Je mise tout sur la qualité de vie, je rencontre pleins de gens. C’est ainsi que je m’enrichis.
Il ne parvient pas à compenser la perte d’exploitation et décide de liquider. « J’étais bien là bas, regrette-t-il. J’avais oublié mon boulot d’avant. » En fermant le magasin, Jean-Marc doit rembourser le dépôt de presse et s’endetter. Pour la première fois, il a l’impression de toucher le fond. Sa femme lui parle de Relay. Réticent au départ, il accepte de se rendre au premier entretien. Puis tout s’enchaîne : un deuxième entretien, examen de recrutement, formation…
Transformation
« Au début, je faisais des remplacements : Châtelet, Les Halles, hôpital Cochin, Havre Caumartin… C’était fatiguant et peu responsabilisant.
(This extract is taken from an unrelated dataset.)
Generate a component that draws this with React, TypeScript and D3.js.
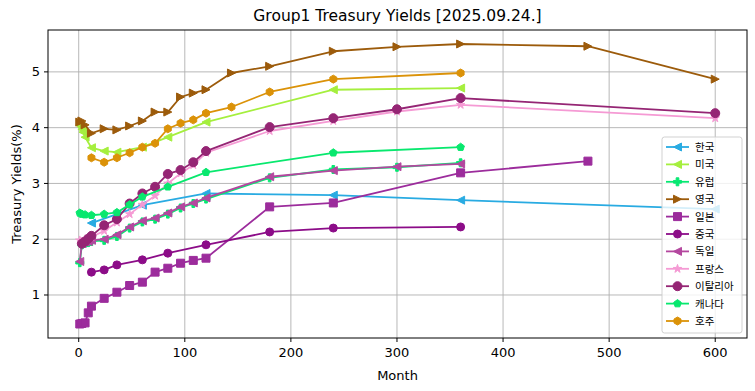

Je souhaitais être titularisé et si possible près de chez moi. Après l’expérience de la librairie, je savais que ce qui m’intéressait, c’était le contact avec la population locale. » Après trois ans au Relay de la gare du Veisinet, soulagement : en 2012, Jean-Marc obtient un poste à la gare de Conflans Sainte-Honorine, à moins de cinq minutes à pied de son domicile. « Je travaille en journée continue de 6 h à 13 h 30. Le travail en lui même n’a rien d’excitant par rapport à mes anciennes expériences, le salaire est moins élevé, mais je mise tout sur la qualité de vie, je rencontre pleins de gens. C’est ainsi que je m’enrichis. »
Révolution ?
Pendant son temps libre, Jean-Marc est militant politique. Il y a goûté plus jeune et retrouve avec joie ses anciennes amours. À l’issue des dernières élections municipales de 2014, il a créé avec d’autres militants l’association Confluence, Énergie, Solidarité (CES). Deux à trois gazettes sortent chaque année et de nombreuses décisions du maire actuel sont régulièrement dénoncées auprès de la population locale. «Partout où nous pouvons, nous essayons d’être présents. Pour défendre la démocratie, l’écologie et la solidarité dans notre commune, pour élaborer des propositions politiques et en faire la promotion, pour agir pour les droits de l’homme et des citoyens, etc. » Lors de la dernière Assemblée Générale de CES, Jean-Marc a été élu président et a bien l’intention d’être dévoué à son objectif : relancer la mobilisation pour les municipales de 2020. « Nous devons reconfirmer notre position dans les collectifs de réfugiés et anti Linky, mais aussi dans les collectifs de rencontres citoyennes.» Ambitieux, Jean-Marc a un projet pour les prochaines municipales et souhaite y consacrer son temps libre : convoquer des États Généraux pour rassembler le plus grand monde. À suivre.